### Information supplied

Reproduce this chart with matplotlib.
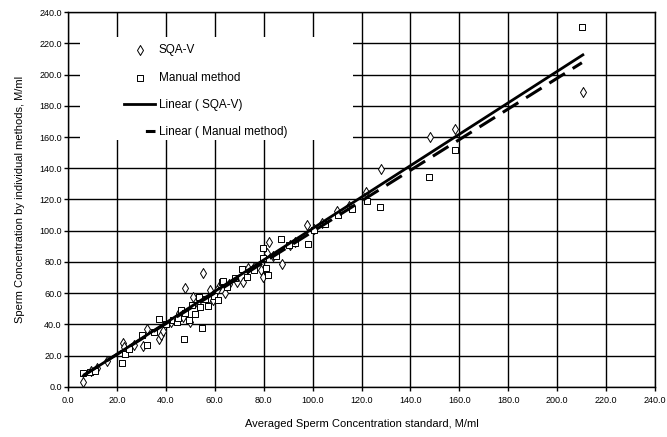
import numpy as np
import matplotlib
matplotlib.use("Agg")
import matplotlib.pyplot as plt
from matplotlib.patches import Rectangle

plt.rcParams['font.family'] = ['Liberation Sans', 'DejaVu Sans']

# SQA-V readings (x: averaged standard, y: SQA-V)
sqa_x = [6.3, 9.5, 11.7, 16.0, 22.4, 22.9, 27.0, 30.8, 32.4, 37.3, 38.0, 39.0,
         42.0, 44.5, 45.5, 46.9, 47.7, 49.9, 51.2, 53.0, 55.3, 57.8, 58.0, 59.1,
         61.0, 62.3, 64.2, 66.0, 69.2, 71.4, 73.7, 76.0, 78.7, 79.9, 81.2, 82.3,
         84.0, 87.3, 90.8, 93.0, 97.8, 100.5, 104.0, 110.0, 115.0, 122.0, 128.0,
         148.0, 158.2, 210.5]
sqa_y = [2.8, 10.0, 11.8, 16.5, 27.8, 25.6, 27.0, 26.0, 36.8, 30.4, 33.1, 36.0,
         41.5, 44.0, 47.0, 44.5, 63.5, 41.7, 57.7, 53.0, 72.7, 56.7, 62.0, 55.6,
         62.0, 65.0, 59.9, 66.0, 67.3, 67.3, 75.9, 77.0, 74.8, 70.5, 85.5, 92.6,
         84.0, 78.7, 91.0, 93.0, 103.7, 101.0, 105.0, 112.5, 116.0, 125.0, 139.5,
         160.0, 165.0, 189.0]

# Manual method readings
man_x = [6.3, 9.0, 11.0, 22.0, 23.3, 25.0, 30.1, 32.2, 35.0, 37.3, 40.0, 43.0,
         44.5, 45.0, 46.2, 47.4, 48.0, 49.5, 50.6, 51.9, 53.5, 54.1, 54.9, 56.0,
         57.4, 59.5, 61.4, 62.8, 63.5, 65.0, 68.3, 71.1, 73.0, 76.0, 79.6, 79.9,
         81.0, 81.9, 85.0, 87.0, 90.5, 93.0, 98.0, 100.5, 105.0, 110.5, 116.0,
         122.2, 127.6, 147.6, 158.2, 210.1]
man_y = [8.6, 9.5, 10.3, 15.4, 21.0, 24.0, 33.1, 26.7, 35.0, 43.2, 40.2, 42.5,
         41.5, 44.0, 49.2, 30.6, 47.5, 43.0, 52.4, 46.4, 57.3, 50.9, 37.4, 56.0,
         51.7, 58.0, 55.6, 67.3, 68.0, 64.0, 69.5, 75.4, 70.5, 75.0, 89.1, 82.3,
         76.3, 71.6, 84.0, 94.7, 91.0, 92.0, 91.5, 100.5, 104.0, 110.0, 114.0,
         118.9, 115.0, 134.5, 151.7, 230.6]

# trendlines (slope, intercept)
sqa_fit = (1.007, 0.7)
man_fit = (0.983, 1.1)

ticks = np.arange(0, 241, 20)

fig = plt.figure(figsize=(6.67, 4.37), dpi=100)
ax = fig.add_axes([0.102, 0.115, 0.880, 0.857])

ax.grid(True, color='black', linewidth=1.0)
ax.set_axisbelow(True)

ax.scatter(sqa_x, sqa_y, marker='d', s=26, facecolors='white',
           edgecolors='black', linewidths=0.7, zorder=3, label='SQA-V')
ax.scatter(man_x, man_y, marker='s', s=14, facecolors='white',
           edgecolors='black', linewidths=0.7, zorder=3, label='Manual method')

fx = np.array([min(sqa_x), max(sqa_x)])
ax.plot(fx, sqa_fit[0] * fx + sqa_fit[1], color='black', linewidth=2.0,
        zorder=4, label='Linear ( SQA-V)')
fx = np.array([min(man_x), max(man_x)])
ax.plot(fx, man_fit[0] * fx + man_fit[1], color='black', linewidth=2.2,
        dashes=(6, 3), zorder=4, label='Linear ( Manual method)')

ax.set_xlim(0, 240)
ax.set_ylim(0, 240)
ax.set_xticks(ticks)
ax.set_yticks(ticks)
ax.set_xticklabels(['%.1f' % t for t in ticks])
ax.set_yticklabels(['%.1f' % t for t in ticks])
ax.tick_params(axis='x', labelsize=6.5, length=3, width=1, color='black',
               direction='out', pad=4)
ax.tick_params(axis='y', labelsize=6.5, length=3, width=1, color='black',
               direction='out', pad=1.5)
for sp in ax.spines.values():
    sp.set_linewidth(1.0)
    sp.set_color('black')

ax.set_xlabel('Averaged Sperm Concentration standard, M/ml', fontsize=8, labelpad=10)
ax.set_ylabel('Sperm Concentration by individual methods, M/ml', fontsize=8, labelpad=10)

# white box behind the legend that hides the grid
ax.add_patch(Rectangle((0.020, 0.659), 0.466, 0.275, transform=ax.transAxes,
                       facecolor='white', edgecolor='none', zorder=5))

leg = ax.legend(loc='upper left', bbox_to_anchor=(0.07, 0.955), fontsize=8.5,
                frameon=False, labelspacing=1.3, handlelength=2.6,
                handletextpad=0.3, borderpad=0.8)
leg.set_zorder(10)
# dashed legend sample shows a single dash on the right, as in the original
leg.get_lines()[-1].set_linestyle((6, (6, 7)))

fig.savefig('out.png', dpi=100)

### Job
Leave the pictures out and please restate exactly the lines running from the start of the material through the one with "plt.rcParams['font.family'] = ['Liberation".

### Result below
Reproduce this chart with matplotlib.
import numpy as np
import matplotlib
matplotlib.use("Agg")
import matplotlib.pyplot as plt
from matplotlib.patches import Rectangle

plt.rcParams['font.family'] = ['Liberation Sans', 'DejaVu Sans']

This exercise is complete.